_DATASET RECORDS_.

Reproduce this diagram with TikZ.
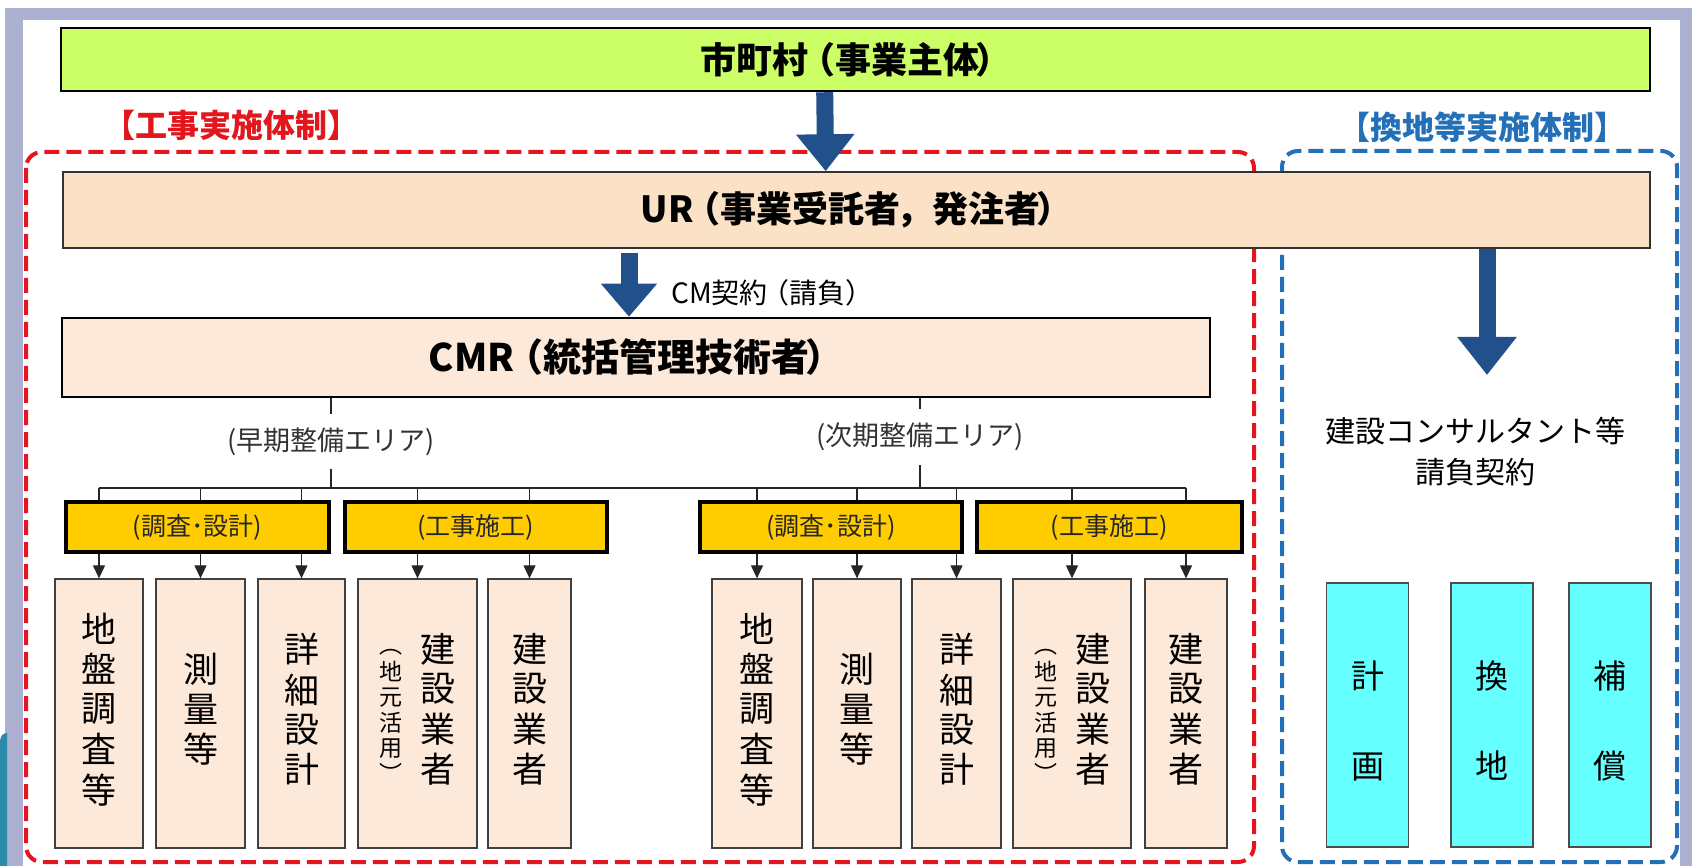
\documentclass[tikz,border=0pt]{standalone}
\usepackage{fontspec}
\setmainfont{Noto Sans CJK JP}
\usetikzlibrary{arrows.meta}

\definecolor{frame}{HTML}{ACB1D1}
\definecolor{sphere}{HTML}{2A8CA8}
\definecolor{lime}{HTML}{CCFF66}
\definecolor{peach}{HTML}{FBE1C5}
\definecolor{skin}{HTML}{FDE9D9}
\definecolor{gold}{HTML}{FFCC00}
\definecolor{aqua}{HTML}{66FFFF}
\definecolor{navy}{HTML}{21508A}
\definecolor{redline}{HTML}{E3161E}
\definecolor{blueline}{HTML}{2370B8}

\newcommand{\tate}[1]{\begin{tabular}[c]{@{}c@{}}#1\end{tabular}}

\begin{document}
\begin{tikzpicture}[x=1pt, y=-1pt,
  bigarrow/.style={navy, line width=17pt, -{Triangle[width=56pt, length=37pt]}},
  thinline/.style={black!85, line width=1.2pt},
  droparrow/.style={thinline, -{Triangle[width=12pt, length=13pt]}},
  headbox/.style={inner sep=0pt, font=\fontsize{36}{40}\selectfont\bfseries},
  tallbox/.style={draw=black!75, line width=1.3pt, fill=skin, minimum width=#1, minimum height=269pt, inner sep=0pt, font=\fontsize{35}{37}\selectfont},
  work/.style={draw=black, line width=4pt, fill=gold, minimum width=#1, minimum height=50pt, inner sep=0pt, text=black!85, font=\fontsize{25}{30}\selectfont},
  arealbl/.style={fill=white, inner xsep=2pt, inner ysep=14pt, text=black!80, font=\fontsize{27}{30}\selectfont},
  plan/.style={draw=black!70, line width=1.3pt, fill=aqua, minimum width=82pt, minimum height=264pt, inner sep=0pt, font=\fontsize{33}{90}\selectfont}]

\useasboundingbox (0,0) rectangle (1692,866);

% frame
\fill[frame] (5,8) rectangle (1692,20);
\fill[frame] (5,8) rectangle (22.5,866);
\fill[frame] (1680,8) rectangle (1692,866);
\fill[sphere] (0,866) -- (0,742) .. controls (0,736) and (3,733) .. (7,733) -- (7,866) -- cycle;

% dashed areas
\draw[redline, line width=4pt, dash pattern=on 15pt off 7pt, rounded corners=16pt] (26,152) rectangle (1254,862);
\draw[blueline, line width=4pt, dash pattern=on 15pt off 7pt, rounded corners=16pt] (1282,151) rectangle (1677,862);
\node[font=\fontsize{32}{36}\selectfont\bfseries, text=redline] (koji) at (231,125) {【工事実施体制】};
\node[font=\fontsize{32}{36}\selectfont\bfseries, text=blueline] (kanchi) at (1482,127) {【換地等実施体制】};

% top boxes
\node[draw=black, line width=2.5pt, fill=lime, minimum width=1589pt, minimum height=63pt, headbox] (city) at (855.7,59.5) {市町村\kern-9pt（事業主体\kern-4pt）};
\node[draw=black!80, line width=1.5pt, fill=peach, minimum width=1587pt, minimum height=76pt, headbox] (ur) at (856.7,210) {UR\kern-9pt（事業受託者\kern-4pt，発注者\kern-4pt）};
\draw[bigarrow] ([xshift=-31pt]city.south) -- ([xshift=-31pt]ur.north);

\node[draw=black, line width=2.5pt, fill=skin, minimum width=1148pt, minimum height=79pt, headbox, font=\fontsize{38}{42}\selectfont\bfseries] (cmr) at (636.2,357.5) {CMR\kern-9pt（統括管理技術者\kern-4pt）};
\coordinate (cmto) at (629,253);
\draw[bigarrow, -{Triangle[width=54pt, length=33pt]}] (cmto) -- (cmto |- cmr.north);
\node[anchor=west, inner sep=0pt, font=\fontsize{28}{32}\selectfont] (cmlbl) at (671,293) {CM契約\kern-6pt（請負）};

% right side
\node[align=center, font=\fontsize{30}{41}\selectfont] (consult) at (1475,451.5) {建設コンサルタント等\\請負契約};
\coordinate (a3) at (1487,375);
\draw[bigarrow, -{Triangle[width=57pt, length=38pt]}] (ur.south -| a3) -- (a3);

% tall boxes
\node[tallbox=88pt] (b1) at (99,713.5) {\tate{地\\盤\\調\\査\\等}};
\node[tallbox=89pt] (b2) at (200.5,713.5) {\tate{測\\量\\等}};
\node[tallbox=87pt] (b3) at (301.5,713.5) {\tate{詳\\細\\設\\計}};
\node[tallbox=119pt] (b4) at (417.5,713.5) {{\fontsize{23}{24}\selectfont\tate{︵\\地\\元\\活\\用\\︶}}\hspace{18pt}\tate{建\\設\\業\\者}};
\node[tallbox=83pt] (b5) at (529.5,713.5) {\tate{建\\設\\業\\者}};
\node[tallbox=90pt] (b6) at (757,713.5) {\tate{地\\盤\\調\\査\\等}};
\node[tallbox=88pt] (b7) at (857,713.5) {\tate{測\\量\\等}};
\node[tallbox=89pt] (b8) at (956.5,713.5) {\tate{詳\\細\\設\\計}};
\node[tallbox=118pt] (b9) at (1072,713.5) {{\fontsize{23}{24}\selectfont\tate{︵\\地\\元\\活\\用\\︶}}\hspace{18pt}\tate{建\\設\\業\\者}};
\node[tallbox=82pt] (b10) at (1186,713.5) {\tate{建\\設\\業\\者}};

% tree lines
\coordinate (bus) at (0,488);
\coordinate (e1) at (331,441.5);
\coordinate (e2) at (920,437);
\draw[thinline] (b1.north |- bus) -- (b10.north |- bus);
\draw[thinline] (cmr.south -| e1) -- (e1 |- bus);
\draw[thinline] (cmr.south -| e2) -- (e2 |- bus);
\draw[droparrow] (b1.north |- bus) -- (b1.north);
\draw[droparrow] (b2.north |- bus) -- (b2.north);
\draw[droparrow] (b3.north |- bus) -- (b3.north);
\draw[droparrow] (b4.north |- bus) -- (b4.north);
\draw[droparrow] (b5.north |- bus) -- (b5.north);
\draw[droparrow] (b6.north |- bus) -- (b6.north);
\draw[droparrow] (b7.north |- bus) -- (b7.north);
\draw[droparrow] (b8.north |- bus) -- (b8.north);
\draw[droparrow] (b9.north |- bus) -- (b9.north);
\draw[droparrow] (b10.north |- bus) -- (b10.north);

\node[work=262.6pt] (y1) at (197.3,527) {(調査･設計)};
\node[work=262pt] (y2) at (475.7,527) {(工事施工)};
\node[work=262pt] (y3) at (831,527) {(調査･設計)};
\node[work=264.6pt] (y4) at (1109.3,527) {(工事施工)};

\node[arealbl] (early) at (e1) {(早期整備エリア)};
\node[arealbl] (next) at (e2) {(次期整備エリア)};

% kanchi boxes
\node[plan] (c1) at (1367.5,715) {\tate{計\\画}};
\node[plan] (c2) at (1492,715) {\tate{換\\地}};
\node[plan] (c3) at (1610,715) {\tate{補\\償}};

\end{tikzpicture}
\end{document}
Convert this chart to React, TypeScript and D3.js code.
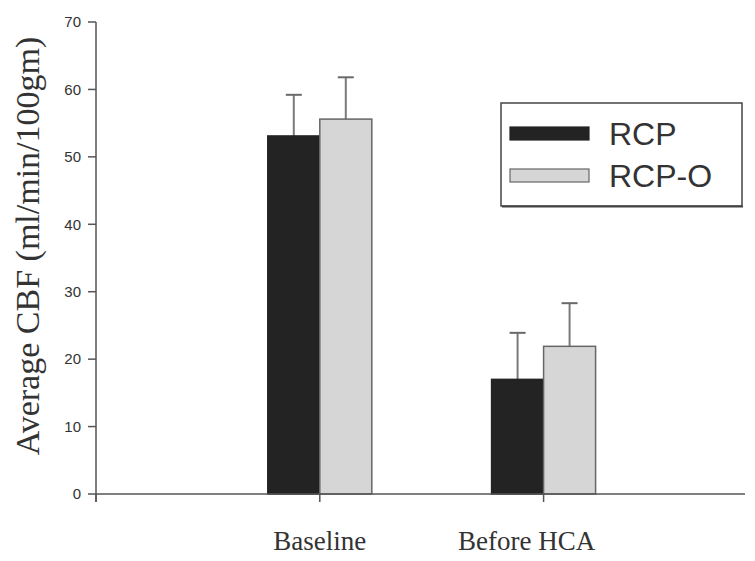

_JOB_.
Scan the entries above for the word "this" and collect each line holding it.

_REPLY TO THE TASK_.
Reproduce this diagram with TikZ.
Convert this chart to React, TypeScript and D3.js code.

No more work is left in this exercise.